Emanuel Vieira, CFA (Partners2U): “Se na economia se espera uma evolução positiva, nos mercados de capitais essa evolução pode já ter acontecido”

Emanuel Vieira
Emanuel Vieira, CFA. Créditos: Vítor Duarte

TRIBUNA de Emanuel Vieira, CFA, consultor de investimentos da Partners 2U.

O rumo geopolítico pós-Trump indicia melhor entendimento entre os blocos ocidentais, talvez para melhor competirem com o crescendo da China em termos económicos, militares e presença em grandes instituições mundiais. Os indícios que surgem de alguns entendimentos, tais como o recuo nas tarifas entre EUA e União Europeia e o acordo para acabar com guerra da subsidiação nas construtoras de aeronáutica e até, esmorecem o destaque em crescendo da China no panorama mundial.

Os estímulos fiscais associados aos estímulos monetários deverão permitir uma recuperação económica mais visível nos Estados Unidos e Europa com a reabertura das economias a permitir um aumento do consumo (apelidado por alguns como consumo de vingança), quando comparada com a evolução do primeiro semestre. Na Ásia não se espera uma divergência tão elevada uma vez que as principais economias asiáticas não foram tão condicionadas pela pandemia no primeiro semestre, sendo até possível uma ligeira surpresa negativa devido à reorientação do consumo nos mercados ocidentais para produtos e serviços domésticos em detrimento do comércio online com mais peso de produção na Ásia.

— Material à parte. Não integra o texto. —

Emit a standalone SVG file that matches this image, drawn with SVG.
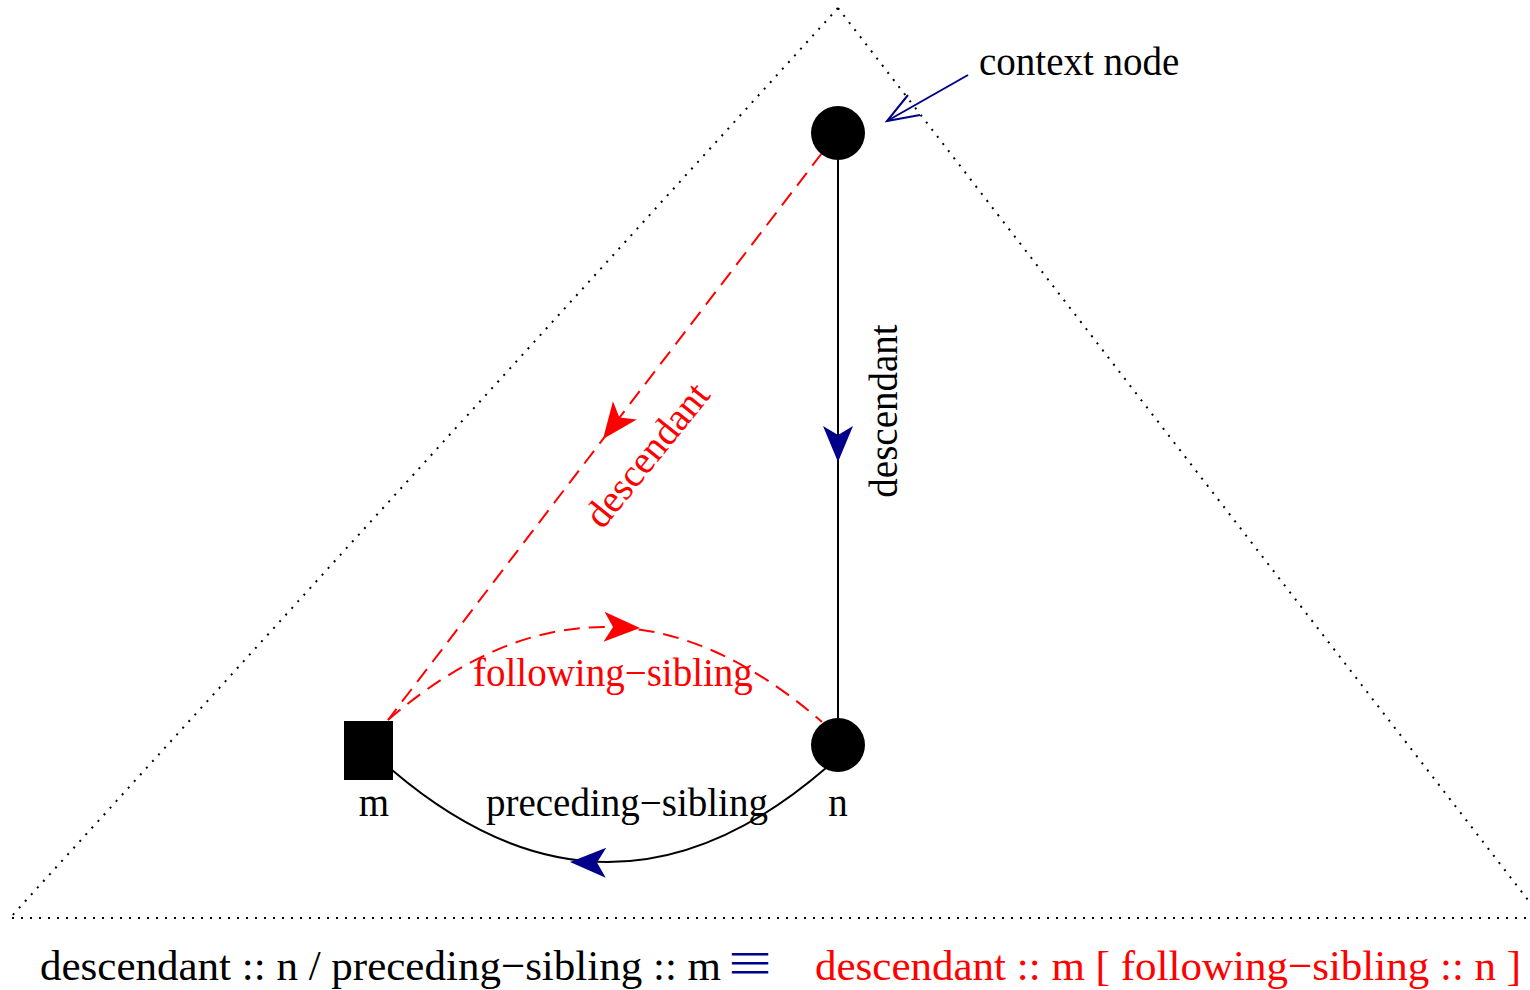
<svg xmlns="http://www.w3.org/2000/svg" width="1530" height="990" viewBox="0 0 1530 990">
  <style>
    text { font-family: "Liberation Serif", "Times New Roman", serif; }
    .lbl { font-size: 39px; }
    .expr { font-size: 43px; }
    .red { fill: #ff0000; }
    .blk { fill: #000000; }
    .equiv { font-family: "Noto Sans CJK JP", "Liberation Serif", serif; font-size: 40px; fill: #00008b; }
    .dotted { fill: none; stroke: #000; stroke-width: 2; stroke-dasharray: 2 7; }
    .solid { fill: none; stroke: #000; stroke-width: 2; }
    .dashed { fill: none; stroke: #ff0000; stroke-width: 2; stroke-dasharray: 16 9; }
    .navy { fill: none; stroke: #00008b; stroke-width: 2; }
  </style>
  <defs>
    <!-- notched arrowhead, tip at origin pointing along +x -->
    <path id="head" d="M0,0 L-36,-15 L-27,0 L-36,15 Z"/>
  </defs>
  <rect width="1530" height="990" fill="#fff"/>

  <!-- subtree outline -->
  <g id="tree">
    <path class="dotted" d="M838,8 L10,918"/>
    <path class="dotted" d="M838,8 L1528,900"/>
    <path class="dotted" d="M12,918 L1528,918"/>
  </g>

  <g id="connectors">
    <!-- descendant: context node to n -->
    <path class="solid" d="M838,160 L838,718"/>
    <use href="#head" fill="#00008b" transform="translate(838,462) rotate(90)"/>
    <!-- descendant: context node to m -->
    <path class="dashed" d="M822,153 L388,720"/>
    <use href="#head" fill="#ff0000" transform="translate(603,439) rotate(127.4)"/>
    <!-- following-sibling: m to n -->
    <path class="dashed" d="M388,720 Q605,533 822,722"/>
    <use href="#head" fill="#ff0000" transform="translate(640,628) rotate(2)"/>
    <!-- preceding-sibling: n to m -->
    <path class="solid" d="M392,770 Q609,955 826,768"/>
    <use href="#head" fill="#00008b" transform="translate(570,862) rotate(181)"/>
    <!-- context node pointer -->
    <path class="navy" d="M968,75 L887,121"/>
    <path class="navy" d="M908,95 L887,121 L920,115"/>
  </g>

  <g id="context-node">
    <circle cx="838" cy="133" r="27" fill="#000"/>
    <text class="lbl blk" x="979" y="75">context node</text>
  </g>

  <g id="node-n">
    <circle cx="838" cy="745" r="27" fill="#000"/>
    <text class="lbl blk" x="838" y="816" text-anchor="middle">n</text>
  </g>

  <g id="node-m">
    <rect x="344" y="721" width="49" height="59" fill="#000"/>
    <text class="lbl blk" x="374" y="816" text-anchor="middle">m</text>
  </g>

  <g id="edge-labels">
    <text class="lbl blk" text-anchor="middle" transform="translate(897,411) rotate(-90)">descendant</text>
    <text class="lbl red" text-anchor="middle" transform="translate(657,463) rotate(-51)">descendant</text>
    <text class="lbl red" x="473" y="686">following−sibling</text>
    <text class="lbl blk" x="486" y="816">preceding−sibling</text>
  </g>

  <g id="equivalence">
    <text class="expr blk" x="40" y="980">descendant :: n / preceding−sibling :: m</text>
    <text class="equiv" x="0" y="0" text-anchor="middle" transform="translate(750,978) scale(1.25,1)">≡</text>
    <text class="expr red" x="815" y="980">descendant :: m [ following−sibling :: n ]</text>
  </g>
</svg>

Posicionamento em classes de ativos

Se na economia se espera uma evolução positiva, nos mercados de capitais essa evolução pode já ter acontecido. É possível que os mercados de capitais comecem agora a ajustar-se a outros fatores que já não afetarão a economia este ano, tais como os guidelines dos Bancos Centrais. Nesse prisma a recente surpresa causada por Jerome Powell no seu tom mais hawkish do que seria esperado deixa antever o regresso da volatilidade no segundo semestre de 2021.

As alterações de alocação que se verificaram nos últimos dias apontam uma maior probabilidade de um cenário de inflação controlada (ainda que mais alta do que nos últimos anos) e uma normalização ténue da política monetária da Fed. Este cenário tenderá a beneficiar empresas com elevada capacidade de crescimento, mas com preços aceitáveis (growth at reasonable price) uma vez que as taxas de desconto passarão a ter um peso mais significativo. Neste registo também se tornará mais caro o investimento em obrigações com proteção contra alta inflação (inflation linked) ainda que se mantenha uma acentuada assimetria positiva neste tipo de investimentos, e as obrigações do tesouro norte-americano poderão voltar a ter um papel mais relevante na redução da volatilidade dos retornos dos portefólios, com ou sem cobertura cambial. Este é um cenário que poderá ser menos benéfico para alguns ativos de refúgio como o ouro, ou até a bitcoin.

Como o cenário referido não é certo, continuamos a considerar importante ter alguma exposição a ouro e inflation linked, mas a curto prazo consideramos que as Small Caps norte americanas poderão beneficiar de um pico inflacionista de curto prazo derivado da total reabertura da economia norte-americana e que os mercados mais representados por grandes tecnológicas dependentes do comércio e publicidade online se retrairão um pouco.

Riscos

Um cenário menos provável é o da inflação descontrolada acompanhada de um crescimento anémico das principais economias. Neste cenário tanto ações como obrigações em geral tenderão a perder valor em termos reais, penalizando também portefólios equilibrados e que pretendem dar maior grau de estabilidade para investidores menos tolerantes ao risco. Este é um risco generalizado para os investidores, mas também para a indústria da gestão de ativos e serviços associados ou concorrentes.

Outro risco que nos preocupa é o elevado grau de endividamento das economias atuais, nomeadamente ao nível das empresas. Devemos recordar que em 2020 o mercado de dívida corporate congelou, com falta de liquidez até no mercado monetário, e que desde então o nível de endividamento médio das empresas é superior. Este é um risco associado principalmente a um segmento de mercado, mas que poderá afetar outros como os mercados acionistas.

Fundo de investimento

Entre os fundos de investimento que consideramos interessantes adicionar a um portefólio equilibrado para a segunda metade de 2021 estão o Alger SICAV-Alger Small Cap Focus e o T. Rowe Price US Smaller Companies Equity. Ambos se focam no mercado de ações norte-americanas de baixa capitalização bolsista.

Temas em destaque

A agenda política misturada nos incentivos fiscais que por sua vez assentam/dependem dos estímulos monetários têm naturalmente algum peso na evolução dos mercados de capitais. Como tal não podemos deixar de procurar aprofundar conhecimentos sobre a forma como o tema ESG (ou ASG em português – Ambiente, Social e Governação da Empresa) espelha tais políticas na evolução dos preços dos ativos e nas estratégias das empresas.